The business plan had to include the advantages being brought to the consumers—car buyers—and also to the car dealers. The students looked at outside forces and their competition in trying to figure out how to be viable. They needed details about how they would market the business and acquire funding, and had to show whether the business could expand in the future.

"We definitely had our speed bumps along the way, especially at the beginning," said Yakulis. "We had visited car dealers, and they were really excited about it, but we had to work out what the reasoning was behind their interest. So we did further research to get concrete numbers as to what it costs them to acquire customers."

At the competition, the W&L alumni "asked some pretty intense and very direct questions, such as how we would market it and [what were] our steps to launch the business," said Reichel. "We had to back up our answers with data and market research. Most of it we had already done beforehand, but there were a few things we had to go and work out."

"It gives students an opportunity to receive feedback and talk about their business plans and to change anything before the presentation the next day," noted Shay.

"This was the first time I've put together a business plan and had it critiqued by professionals such as the alumni and Professor Shay," Reichel continued. "I learned that actually making an idea become reality is a whole new ball game in the amount of time you have to put into the project and all the different perspectives you need to take in terms of figuring out the whole picture."
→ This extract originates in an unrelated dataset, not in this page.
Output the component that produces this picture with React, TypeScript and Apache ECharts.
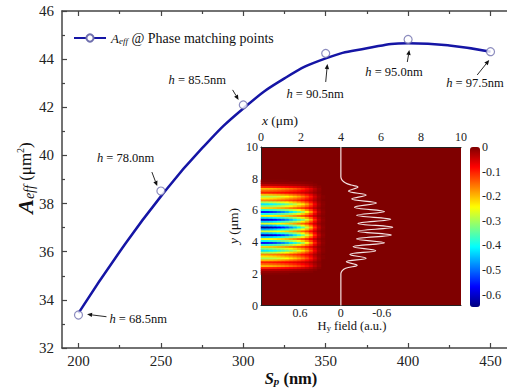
import React, { useEffect, useRef } from 'react';
import * as echarts from 'echarts';

const FONT = 'Liberation Serif';

// ---- main plot data ----
const spacing = [200, 250, 300, 350, 400, 450];
const aeffPoints = [33.37, 38.52, 42.1, 44.24, 44.82, 44.31];
const hLabels = ['68.5', '78.0', '85.5', '90.5', '95.0', '97.5'];
const fitX = [200, 225, 250, 275, 300, 325, 350, 375, 400, 425, 450];
const fitY = [33.45, 36.0, 38.3, 40.3, 41.95, 43.2, 44.03, 44.45, 44.66, 44.57, 44.31];
const xTicks = [200, 250, 300, 350, 400, 450];
const xMinorTicks = [225, 275, 325, 375, 425];

// ---- inset data ----
const fieldTicks = [0.6, 0, -0.6];
const colorbarTicks = [0, -0.1, -0.2, -0.3, -0.4, -0.5, -0.6];
const profileY = [10, 8.1, 7.9, 7.73, 7.6, 7.48, 7.22, 6.97, 6.72, 6.47, 6.2, 5.93, 5.69, 5.44, 5.18, 4.93, 4.69, 4.45, 4.2, 3.96, 3.71, 3.46, 3.22, 2.98, 2.76, 2.54, 2.35, 2.2, 2.0, 0];
const profileHy = [0, 0, -0.02, -0.07, -0.15, -0.25, -0.11, -0.37, -0.16, -0.52, -0.2, -0.64, -0.23, -0.73, -0.25, -0.76, -0.25, -0.74, -0.23, -0.64, -0.18, -0.51, -0.13, -0.37, -0.08, -0.24, -0.07, -0.02, 0, 0];
// heatmap: 50 columns (0.2 um) x 82 rows (10/82 um)
const HEAT_COLS = 50;
const HEAT_ROWS = 82;
const ROW_START = 16;
const rowProfile = [
  -0.005, -0.015, -0.04, -0.1,
  -0.2, -0.15, -0.1, -0.2,
  -0.3, -0.23, -0.17, -0.3,
  -0.42, -0.32, -0.22, -0.39,
  -0.56, -0.4, -0.25, -0.44,
  -0.62, -0.45, -0.27, -0.46,
  -0.64, -0.46, -0.27, -0.44,
  -0.6, -0.43, -0.25, -0.4,
  -0.56, -0.39, -0.22, -0.32,
  -0.42, -0.3, -0.17, -0.23,
  -0.3, -0.2, -0.1, -0.15,
  -0.2, -0.1, -0.04, -0.015, -0.005,
];
const colEnvelope = [1.0, 0.99, 0.97, 0.94, 0.9, 0.86, 0.81, 0.75, 0.69, 0.62, 0.54, 0.44, 0.32, 0.18, 0.07, 0.02];

const jet = ['#00007f', '#0000ff', '#007fff', '#00ffff', '#7fff7f', '#ffff00', '#ff7f00', '#ff0000', '#7f0000'];

// annotation layout (pixel offsets from each point)
const annot = [
  { t: [31, 4], a: [28, 1.7], b: [8.6, -0.7] },
  { t: [-64, -33], a: [-9, -19], b: [-3.7, -5] },
  { t: [-74.7, -25], a: [-10.7, -15], b: [-4.7, -5] },
  { t: [-39.3, 40.6], a: [0, 28.6], b: [1.7, 10.6] },
  { t: [-42.8, 32.6], a: [-0.8, 22.6], b: [1.2, 10.6] },
  { t: [-44.3, 31.3], a: [-13.3, 23.3], b: [-1.3, 8.3] },
];

const AX = '#444';

export default function App() {
  const ref = useRef<HTMLDivElement>(null);
  useEffect(() => {
    document.body.style.margin = '0';
    const chart = echarts.init(ref.current!, null, { renderer: 'svg' });

    const heatData: number[][] = [];
    rowProfile.forEach((rv, k) => {
      colEnvelope.forEach((cv, j) => {
        const v = rv * cv;
        if (v < -0.004) heatData.push([j, ROW_START + k, v]);
      });
    });
    const xCats = Array.from({ length: HEAT_COLS }, (_, i) => String(i));
    const yCats = Array.from({ length: HEAT_ROWS }, (_, i) => String(i));

    const lbl = { fontFamily: FONT, color: '#222' };

    chart.setOption({
      animation: false,
      backgroundColor: '#fff',
      textStyle: { fontFamily: FONT },
      grid: [
        { left: 62, top: 11, width: 451, height: 337 },
        { left: 261, top: 147, width: 200, height: 158.5, show: true, backgroundColor: '#7f0000', borderWidth: 0 },
        { left: 470, top: 147, width: 10, height: 160 },
      ],
      legend: {
        data: ['Aeff'],
        left: 73,
        top: 31,
        padding: 0,
        itemWidth: 32,
        itemHeight: 9,
        formatter: () => '{a|A}{b|eff}{c| @ Phase matching points}',
        textStyle: {
          fontFamily: FONT,
          fontSize: 14,
          color: '#111',
          rich: {
            a: { fontFamily: FONT, fontStyle: 'italic', fontSize: 13, color: '#111' },
            b: { fontFamily: FONT, fontStyle: 'italic', fontSize: 9, color: '#111', padding: [5, 0, 0, 0] },
            c: { fontFamily: FONT, fontSize: 14, color: '#111' },
          },
        },
      },
      visualMap: {
        type: 'continuous',
        min: -0.65,
        max: 0,
        seriesIndex: 2,
        orient: 'vertical',
        left: 470,
        top: 147,
        itemWidth: 10,
        itemHeight: 160,
        padding: 0,
        calculable: false,
        hoverLink: false,
        inRange: { color: jet },
      },
      xAxis: [
        {
          type: 'value', gridIndex: 0, min: 190, max: 460, position: 'bottom',
          axisLine: { show: true, onZero: false, lineStyle: { color: AX, width: 1.5 } },
          axisTick: { show: true, inside: true, length: 5, customValues: xTicks, lineStyle: { color: AX, width: 1.2 } },
          axisLabel: { customValues: xTicks, fontSize: 15, margin: 5, ...lbl },
          splitLine: { show: false },
        },
        {
          type: 'value', gridIndex: 0, min: 190, max: 460, position: 'top',
          axisLine: { show: true, onZero: false, lineStyle: { color: AX, width: 1.5 } },
          axisTick: { show: true, inside: true, length: 5, customValues: xTicks, lineStyle: { color: AX, width: 1.2 } },
          axisLabel: { show: false },
          splitLine: { show: false },
        },
        {
          type: 'value', gridIndex: 0, min: 190, max: 460, position: 'bottom',
          axisLine: { show: false, onZero: false },
          axisTick: { show: true, inside: true, length: 3, customValues: xMinorTicks, lineStyle: { color: AX, width: 1.2 } },
          axisLabel: { show: false },
          splitLine: { show: false },
        },
        {
          type: 'value', gridIndex: 0, min: 190, max: 460, position: 'top',
          axisLine: { show: false, onZero: false },
          axisTick: { show: true, inside: true, length: 3, customValues: xMinorTicks, lineStyle: { color: AX, width: 1.2 } },
          axisLabel: { show: false },
          splitLine: { show: false },
        },
        {
          type: 'value', gridIndex: 1, min: 0, max: 10, interval: 2, position: 'top',
          axisLine: { show: true, onZero: false, lineStyle: { color: '#222', width: 1 } },
          axisTick: { show: false },
          axisLabel: { fontSize: 12, margin: 4, ...lbl },
          splitLine: { show: false },
        },
        {
          type: 'value', gridIndex: 1, min: -1.76, max: 1.17, inverse: true, position: 'bottom',
          axisLine: { show: true, onZero: false, lineStyle: { color: '#222', width: 1 } },
          axisTick: { show: false },
          axisLabel: {
            customValues: fieldTicks, fontSize: 12, margin: 1, ...lbl,
            formatter: (v: number) => (v === 0 ? '0' : v.toFixed(1)),
          },
          splitLine: { show: false },
        },
        { type: 'category', gridIndex: 1, data: xCats, show: false },
        { type: 'value', gridIndex: 2, show: false, min: 0, max: 1 },
      ],
      yAxis: [
        {
          type: 'value', gridIndex: 0, min: 32, max: 46, interval: 2,
          axisLine: { show: true, onZero: false, lineStyle: { color: AX, width: 1.5 } },
          axisTick: { show: true, inside: true, length: 5, lineStyle: { color: AX, width: 1.2 } },
          minorTick: { show: true, splitNumber: 2, length: 3, lineStyle: { color: AX, width: 1.2 } },
          axisLabel: { fontSize: 15, margin: 8, ...lbl },
          splitLine: { show: false },
          minorSplitLine: { show: false },
        },
        {
          type: 'value', gridIndex: 1, min: 0, max: 10, interval: 2,
          axisLine: { show: true, onZero: false, lineStyle: { color: '#222', width: 1 } },
          axisTick: { show: false },
          axisLabel: { fontSize: 12, margin: 3, ...lbl },
          splitLine: { show: false },
        },
        { type: 'category', gridIndex: 1, data: yCats, show: false },
        {
          type: 'value', gridIndex: 2, min: -0.65, max: 0, position: 'right',
          axisLine: { show: false },
          axisTick: { show: false },
          axisLabel: {
            customValues: colorbarTicks, fontSize: 12, margin: 2, ...lbl,
            formatter: (v: number) => (v === 0 ? '0' : v.toFixed(1)),
          },
          splitLine: { show: false },
        },
      ],
      series: [
        {
          name: 'Aeff',
          type: 'line',
          xAxisIndex: 0,
          yAxisIndex: 0,
          data: fitX.map((x, i) => [x, fitY[i]]),
          smooth: true,
          symbol: 'circle',
          showSymbol: false,
          lineStyle: { color: '#1515a5', width: 2.5 },
          itemStyle: { color: '#fff', borderColor: '#6f6fae', borderWidth: 1.2 },
          z: 3,
          silent: true,
        },
        {
          type: 'scatter',
          xAxisIndex: 0,
          yAxisIndex: 0,
          data: spacing.map((x, i) => [x, aeffPoints[i]]),
          symbol: 'circle',
          symbolSize: 8,
          itemStyle: { color: '#fff', borderColor: '#6f6fae', borderWidth: 1.2 },
          z: 4,
          silent: true,
        },
        {
          type: 'heatmap',
          xAxisIndex: 6,
          yAxisIndex: 2,
          data: heatData,
          silent: true,
          emphasis: { disabled: true },
        },
        {
          type: 'line',
          xAxisIndex: 5,
          yAxisIndex: 1,
          data: profileHy.map((h, i) => [h, profileY[i]]),
          smooth: 0.4,
          showSymbol: false,
          symbol: 'none',
          lineStyle: { color: '#f4e2e2', width: 1.2 },
          z: 5,
          silent: true,
        },
      ],
    });

    // graphics: titles and annotations
    const g: any[] = [];
    const rt = (o: any) => ({ fontFamily: FONT, fill: '#111', ...o });
    g.push({
      type: 'text', x: 25, y: 178, rotation: Math.PI / 2,
      style: {
        text: '{a|A}{b|eff}{c| (μm}{d|2}{c|)}', align: 'center', verticalAlign: 'middle',
        rich: {
          a: rt({ fontSize: 22, fontWeight: 'bold', fontStyle: 'italic' }),
          b: rt({ fontSize: 14, fontStyle: 'italic', padding: [9, 0, 0, 0] }),
          c: rt({ fontSize: 17 }),
          d: rt({ fontSize: 10, padding: [0, 0, 9, 0] }),
        },
      },
    });
    g.push({
      type: 'text', x: 291, y: 378,
      style: {
        text: '{a|S}{b|p}{c| (nm)}', align: 'center', verticalAlign: 'middle',
        rich: {
          a: rt({ fontSize: 16.5, fontWeight: 'bold', fontStyle: 'italic' }),
          b: rt({ fontSize: 11, fontWeight: 'bold', fontStyle: 'italic', padding: [6, 0, 0, 0] }),
          c: rt({ fontSize: 16.5, fontWeight: 'bold' }),
        },
      },
    });
    g.push({
      type: 'text', x: 280, y: 120,
      style: {
        text: '{a|x}{c| (μm)}', align: 'center', verticalAlign: 'middle',
        rich: { a: rt({ fontSize: 13.5, fontStyle: 'italic' }), c: rt({ fontSize: 13.5 }) },
      },
    });
    g.push({
      type: 'text', x: 233, y: 226, rotation: Math.PI / 2,
      style: {
        text: '{a|y}{c| (μm)}', align: 'center', verticalAlign: 'middle',
        rich: { a: rt({ fontSize: 13.5, fontStyle: 'italic' }), c: rt({ fontSize: 13.5 }) },
      },
    });
    g.push({
      type: 'text', x: 352, y: 326,
      style: {
        text: '{a|H}{b|y}{c| field (a.u.)}', align: 'center', verticalAlign: 'middle',
        rich: {
          a: rt({ fontSize: 12.5 }),
          b: rt({ fontSize: 8.5, padding: [4, 0, 0, 0] }),
          c: rt({ fontSize: 12.5 }),
        },
      },
    });

    spacing.forEach((x, i) => {
      const p = chart.convertToPixel({ xAxisIndex: 0, yAxisIndex: 0 }, [x, aeffPoints[i]]) as number[];
      const an = annot[i];
      g.push({
        type: 'text', x: p[0] + an.t[0], y: p[1] + an.t[1],
        style: {
          text: `{i|h}{t| = ${hLabels[i]}nm}`, align: 'left', verticalAlign: 'middle',
          rich: { i: rt({ fontSize: 12.5, fontStyle: 'italic' }), t: rt({ fontSize: 12.5 }) },
        },
      });
      const sx = p[0] + an.a[0], sy = p[1] + an.a[1];
      const ex = p[0] + an.b[0], ey = p[1] + an.b[1];
      const dx = ex - sx, dy = ey - sy;
      const len = Math.sqrt(dx * dx + dy * dy);
      const ux = dx / len, uy = dy / len;
      const hl = 5, hw = 2.2;
      const bx = ex - ux * hl, by = ey - uy * hl;
      g.push({
        type: 'line', shape: { x1: sx, y1: sy, x2: bx, y2: by },
        style: { stroke: '#111', lineWidth: 0.9 },
      });
      g.push({
        type: 'polygon',
        shape: { points: [[ex, ey], [bx - uy * hw, by + ux * hw], [bx + uy * hw, by - ux * hw]] },
        style: { fill: '#111' },
      });
    });

    chart.setOption({ graphic: g });

    return () => chart.dispose();
  }, []);
  return <div ref={ref} style={{ width: 507, height: 391, background: '#fff' }} />;
}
Reichel added that he would love to see the entrepreneurship class offered before the senior year so that younger students might have the time to pursue making their business plan a reality.

While members of the Price Pounder team shared the first prize, second place went to Spot Vending, a proposal for vending machines that provide healthy snacks to busy New Yorkers. Advanced Facilities Technologies, a mechanism that holds toilet seats in men's restrooms upright when not in use, was third.

Members of the Spot Vending team were Campbell Burr, a Johnson Scholar and a business administration major and a creative writing minor, from Chevy Chase Md.; Brendan McGoldrick, a business administration and accounting major, from Erdenheim, Pa.; Mark Sowinksi, a Johnson Scholar and business administration and history double major, from Greensboro, N.C.; and Dillon Myers, a business administration and Chinese double major, from Foxborough, Mass.

The Spot Vending team found their first obstacle was choosing a viable idea from the many different products they thought of. "It's interesting that when you take an idea and tear it apart and think long term, you realize that your first thoughts aren't necessarily accurate," said Burr. "Background research exposes a lot, and we learned from doing that."

The students said they learned a great deal from the experience. "It surprised me how long it can take to become an expert in a field and how much you can still not know," said Sowinski.

"I learned how to create financial statements I hadn't done before," said McGoldrick, "and the market research we did for this was so much more intensive than what we did in marketing class. The entrepreneurship class is one of my favorite courses at W&L. I loved it."